Of course, there are times when the plot strains credibility; it’s a little too easy for everyone to accept Evan’s lie, even considering the willingness of people to believe in things that they want to be true, and quickness with which this awkward and socially inept outsider finds his footing within the community drawn into his false narrative feels like a bit of a disservice to those who suffer from mental health challenges in real life. As is often the case with musicals, the show’s powerhouse first half gives way to a second act that loses steam as it dutifully ties up the threads of its story – though Michael Greif’s succinct direction does keep it from dragging.
Even so, there is so much to appreciate that such observations amount to little more than minor quibbles. What the show says about human interaction – and the lack of it when we need it most – rings true despite the occasional simplification; and while there have been shows that tackled psychological disorder with greater depth and insight (Kitt and Yorkey’s “Next to Normal” comes to mind), there has never been another that has addressed the impact of cyberspace on the human psyche – both individual and communal – with as much savvy and observational shrewdness as this one.
Supporting this all-important facet of the story is David Korin’s remarkable set, a multi-media fortress of screens and scrolling text that reflects the omnipresence of these things in our modern life; in its midst, modular platforms representing the bedrooms and dining rooms of the characters – the inner sanctums of their private lives – drift in and out to set the various scenes, still under the ever-watchful thousand eyes of the technological towers that surround them.
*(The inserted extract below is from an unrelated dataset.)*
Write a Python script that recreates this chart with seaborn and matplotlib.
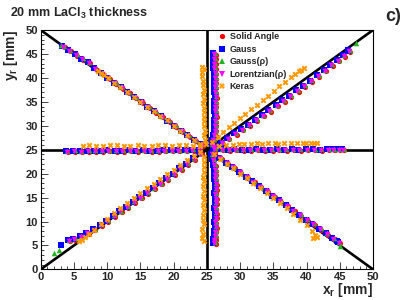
import numpy as np
import pandas as pd
import matplotlib
matplotlib.use("Agg")
import matplotlib.pyplot as plt
from matplotlib.ticker import MultipleLocator
from matplotlib.lines import Line2D
import seaborn as sns

# ---- reconstructed positions, mm ----
# shared by Solid Angle / Gauss / Gauss(rho) / Lorentzian(rho)
ray_L_x = [3.9, 5.0, 6.0, 7.1, 8.1, 9.2, 10.2, 11.3, 12.3, 13.4, 14.4, 15.5, 16.5, 17.6, 18.6, 19.7, 20.7, 21.8, 22.8, 23.8]
ray_L_y = [24.6, 24.7, 24.6, 24.7, 24.7, 24.7, 24.8, 24.7, 24.7, 24.8, 24.7, 24.8, 24.7, 24.7, 24.8, 24.8, 24.8, 24.8, 24.9, 24.9]
ray_R_x = [26.1, 27.2, 28.3, 29.3, 30.4, 31.5, 32.5, 33.6, 34.7, 35.7, 36.8, 37.9, 38.9, 40.0, 41.1, 42.1, 43.2, 44.0, 44.8, 45.5]
ray_R_y = [25.1, 25.0, 24.9, 25.0, 24.9, 24.9, 25.0, 24.9, 24.9, 25.0, 24.9, 25.0, 24.9, 25.0, 25.0, 24.9, 25.0, 25.0, 25.0, 25.0]
ray_U_x = [25.7, 25.9, 26.1, 26.2, 26.2, 26.2, 26.3, 26.2, 26.2, 26.2, 26.3, 26.2, 26.2, 26.2, 26.2, 26.2, 26.1, 26.1, 26.1, 26.1]
ray_U_y = [26.0, 27.0, 28.0, 29.0, 30.0, 31.0, 32.0, 33.0, 34.0, 35.0, 36.0, 37.0, 38.0, 39.0, 40.0, 41.0, 42.0, 43.0, 44.0, 45.0]
ray_D_x = [25.7, 25.9, 26.1, 26.2, 26.2, 26.2, 26.3, 26.3, 26.2, 26.3, 26.3, 26.2, 26.3, 26.3, 26.2, 26.3, 26.2, 26.2, 26.1, 26.1]
ray_D_y = [24.0, 22.9, 21.8, 20.8, 19.8, 18.8, 17.8, 16.8, 15.8, 14.8, 13.8, 12.8, 11.8, 10.8, 9.8, 8.8, 7.9, 7.0, 6.2, 5.5]
ray_UR_x = [26.2, 27.2, 28.2, 29.3, 30.3, 31.3, 32.4, 33.4, 34.4, 35.5, 36.5, 37.5, 38.6, 39.6, 40.6, 41.7, 42.7, 43.7, 44.7, 45.6, 46.4]
ray_UR_y = [25.6, 26.4, 27.3, 28.3, 29.2, 30.1, 31.2, 32.1, 33.1, 34.2, 35.2, 36.2, 37.3, 38.3, 39.3, 40.4, 41.5, 42.6, 43.6, 44.6, 45.6]
ray_LL_x = [24.0, 23.0, 22.0, 21.0, 20.0, 19.0, 18.0, 17.0, 16.0, 15.0, 14.0, 13.0, 12.0, 11.0, 10.0, 9.0, 8.0, 7.0, 6.0, 5.0, 4.2]
ray_LL_y = [24.2, 23.1, 22.0, 21.0, 19.9, 18.9, 17.9, 16.9, 15.9, 15.0, 14.0, 13.0, 12.1, 11.1, 10.1, 9.2, 8.3, 7.5, 6.8, 6.3, 6.0]
ray_UL_x = [24.2, 23.2, 22.2, 21.2, 20.2, 19.2, 18.2, 17.2, 16.2, 15.2, 14.2, 13.2, 12.2, 11.2, 10.2, 9.2, 8.2, 7.2, 6.2, 5.3, 4.3, 3.4]
ray_UL_y = [26.0, 26.9, 27.9, 28.9, 29.9, 30.9, 31.9, 32.9, 33.9, 34.9, 35.9, 36.9, 37.9, 38.9, 39.9, 40.9, 41.9, 43.2, 43.9, 44.8, 45.7, 46.5]
ray_LR_x = [26.0, 27.0, 28.0, 29.0, 30.0, 31.0, 32.0, 33.0, 34.0, 35.0, 36.0, 37.0, 38.0, 39.0, 40.0, 41.0, 42.0, 43.0, 44.0, 44.8]
ray_LR_y = [24.2, 23.2, 22.2, 21.3, 20.3, 19.3, 18.3, 17.3, 16.3, 15.3, 14.3, 13.3, 12.3, 11.3, 10.3, 9.4, 8.4, 7.4, 6.4, 5.6]

# small per-method shifts seen around the shared positions
series_shift = {
    "Solid Angle": (0.2, -0.15),
    "Gauss": (-0.15, 0.1),
    "Gauss(ρ)": (0.1, 0.2),
    "Lorentzian(ρ)": (0.0, 0.0),
}

# isolated end points
gauss_extra_x = [3.0, 44.6, 46.2]
gauss_extra_y = [5.2, 6.0, 45.9]
gaussrho_extra_x = [2.0, 2.8, 47.4, 45.0, 3.0]
gaussrho_extra_y = [3.5, 4.0, 47.3, 4.9, 46.8]

# Keras (neural net) reconstruction
keras_x = [6.3, 7.3, 8.3, 9.4, 10.4, 11.5, 12.5, 13.5, 14.6, 15.6, 16.7, 17.7, 18.7, 19.8, 20.8, 21.9, 22.9, 23.9,
           26.8, 27.9, 28.9, 29.8, 30.6, 31.6, 32.5, 33.3, 34.2, 35.2, 35.7, 36.6, 37.7, 38.6, 39.5, 39.9, 40.7, 41.1, 41.5,
           24.8, 24.7, 24.6, 24.7, 24.6, 24.5, 24.6, 24.5, 24.5, 24.4, 24.5, 24.4, 24.5, 24.4, 24.4, 24.3, 24.2, 24.5, 24.3,
           24.6, 24.5, 24.6, 24.5, 24.4, 24.5, 24.4, 24.5, 24.4, 24.5, 24.4, 24.5, 24.4, 24.4, 24.5, 24.3, 24.4, 24.3, 24.5,
           25.8, 26.6, 27.4, 28.3, 29.1, 30.0, 30.8, 31.7, 32.5, 33.4, 34.2, 35.1, 35.9, 36.8, 37.6, 38.3, 38.8, 39.2, 39.6,
           24.0, 23.0, 22.0, 21.0, 20.0, 19.0, 18.0, 17.0, 16.0, 15.0, 14.0, 13.0, 12.0, 11.0, 10.2, 9.6, 9.0, 8.6,
           24.0, 23.0, 22.0, 21.0, 20.0, 19.0, 18.0, 17.0, 16.0, 15.0, 14.0, 13.0, 12.0, 11.0, 10.0, 9.0, 8.0, 7.3, 6.7, 6.2, 5.8,
           26.0, 27.0, 28.0, 29.0, 30.0, 31.0, 32.0, 33.0, 34.0, 35.0, 36.0, 37.0, 38.0, 39.0, 40.0, 40.8, 41.2, 41.6, 41.0]
keras_y = [25.8, 25.9, 25.8, 25.8, 25.9, 26.0, 25.8, 25.8, 25.9, 25.8, 25.8, 25.9, 25.9, 25.8, 26.0, 25.9, 25.8, 25.7,
           25.8, 26.0, 26.0, 26.1, 26.2, 26.2, 26.3, 26.2, 26.3, 26.3, 26.2, 26.3, 26.4, 26.3, 26.4, 26.3, 26.4, 26.3, 26.4,
           26.2, 27.1, 28.0, 29.0, 29.9, 30.9, 31.8, 32.8, 33.7, 34.7, 35.6, 36.6, 37.5, 38.5, 39.4, 40.3, 41.2, 41.8, 42.2,
           23.4, 22.4, 21.4, 20.4, 19.4, 18.4, 17.4, 16.4, 15.4, 14.4, 13.4, 12.4, 11.4, 10.4, 9.4, 8.4, 7.4, 6.6, 5.9,
           26.6, 27.6, 28.6, 29.7, 30.6, 31.6, 32.5, 33.5, 34.4, 35.4, 36.3, 37.3, 38.2, 39.2, 40.1, 40.9, 41.4, 41.7, 42.0,
           26.1, 27.1, 28.1, 29.0, 30.0, 31.1, 32.0, 33.0, 34.0, 35.0, 36.0, 37.0, 38.0, 39.0, 39.9, 40.6, 41.0, 41.4,
           24.6, 23.7, 22.8, 21.8, 20.8, 19.9, 18.9, 17.9, 16.9, 15.9, 14.9, 13.8, 12.8, 11.7, 10.6, 9.5, 8.3, 7.4, 6.8, 6.2, 5.9,
           24.1, 23.1, 22.1, 21.1, 20.0, 19.0, 18.0, 17.0, 16.0, 15.0, 13.9, 12.8, 11.6, 10.4, 9.3, 8.0, 7.2, 6.7, 6.6]

methods = ["Solid Angle", "Gauss", "Gauss(ρ)", "Lorentzian(ρ)", "Keras"]
colors = ["#ff0000", "#0000ff", "#22b422", "#ff00ff", "#ff9900"]
marks = ["o", "s", "^", "v", "X"]
sizes = [14, 14, 16, 16, 18]

# ---- build the table ----
shared_x = ray_L_x + ray_R_x + ray_U_x + ray_D_x + ray_UR_x + ray_LL_x + ray_UL_x + ray_LR_x
shared_y = ray_L_y + ray_R_y + ray_U_y + ray_D_y + ray_UR_y + ray_LL_y + ray_UL_y + ray_LR_y
frames = []
for m in methods[:4]:
    dx, dy = series_shift[m]
    xs = [v + dx for v in shared_x]
    ys = [v + dy for v in shared_y]
    if m == "Gauss":
        xs += gauss_extra_x
        ys += gauss_extra_y
    if m == "Gauss(ρ)":
        xs += gaussrho_extra_x
        ys += gaussrho_extra_y
    frames.append(pd.DataFrame({"x": xs, "y": ys, "method": m}))
frames.append(pd.DataFrame({"x": keras_x, "y": keras_y, "method": "Keras"}))
df = pd.concat(frames, ignore_index=True)

# ---- plot ----
sns.set_style("white")
plt.rcParams["font.family"] = ["Liberation Sans", "DejaVu Sans"]
plt.rcParams["font.weight"] = "bold"
plt.rcParams["mathtext.fontset"] = "custom"
plt.rcParams["mathtext.rm"] = "Liberation Sans:bold"
plt.rcParams["mathtext.it"] = "Liberation Sans:bold"
plt.rcParams["mathtext.bf"] = "Liberation Sans:bold"

fig = plt.figure(figsize=(4.15, 3.0), dpi=100)
ax = fig.add_axes([0.098, 0.102, 0.801, 0.798])

# reference lines through the crystal centre
ax.plot([0, 50], [0, 50], color="black", lw=1.9, zorder=1)
ax.plot([0, 50], [50, 0], color="black", lw=1.9, zorder=1)
ax.axhline(25, color="black", lw=1.9, zorder=1)
ax.axvline(25, color="black", lw=1.9, zorder=1)

# one call per method keeps the drawing order (Keras on top)
for m, c, mk, sz in zip(methods, colors, marks, sizes):
    sns.scatterplot(data=df[df["method"] == m], x="x", y="y", color=c, marker=mk,
                    s=sz, linewidth=0, legend=False, ax=ax, zorder=3)

ax.set_xlim(0, 50)
ax.set_ylim(0, 50)
ax.xaxis.set_major_locator(MultipleLocator(5))
ax.yaxis.set_major_locator(MultipleLocator(5))
ax.xaxis.set_minor_locator(MultipleLocator(1))
ax.yaxis.set_minor_locator(MultipleLocator(1))
ax.tick_params(which="both", direction="in", bottom=True, left=True, top=False, right=False,
               labelsize=8, width=0.6, pad=2)
ax.tick_params(which="major", length=5)
ax.tick_params(which="minor", length=2.5)
for lab in ax.get_xticklabels() + ax.get_yticklabels():
    lab.set_fontweight("bold")
for sp in ax.spines.values():
    sp.set_color("black")
    sp.set_linewidth(0.8)

ax.set_xlabel("x$_r$ [mm]", fontsize=10, fontweight="bold", ha="right", va="top")
ax.xaxis.set_label_coords(1.0, -0.05)
ax.set_ylabel("y$_r$ [mm]", fontsize=10, fontweight="bold", loc="top", labelpad=4)

handles = [Line2D([], [], ls="none", marker=mk, color=c, markersize=3.8, markeredgewidth=0)
           for mk, c in zip(marks, colors)]
leg = ax.legend(handles, methods, loc="upper left", bbox_to_anchor=(0.52, 1.005),
                frameon=False, fontsize=6.5, handlelength=1.0, handletextpad=0.4,
                labelspacing=0.38, borderaxespad=0)
for t in leg.get_texts():
    t.set_fontweight("bold")

fig.text(0.025, 0.955, "20 mm LaCl$_3$ thickness", fontsize=9, fontweight="bold", va="center")
fig.text(0.967, 0.945, "c)", fontsize=13, fontweight="bold", ha="right", va="center")

plt.savefig("out.png", dpi=100)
There’s a lot more to admire. The engaging performers, led by the gifted young Ben Levi Ross as Evan; Pasek and Paul’s effective and affecting songs (it’s impossible not to leave the theater with the strains of “For Forever” drifting through your head); Levenson’s intelligent book, which makes you laugh even as it breaks your heart – all these are best appreciated first-hand, without over-exposure here. Theater, after all, is an immediate experience, providing us the opportunity to discover its joy on our own – and “Dear Evan Hansen,” if you can manage to get a ticket, has plenty of joy to discover.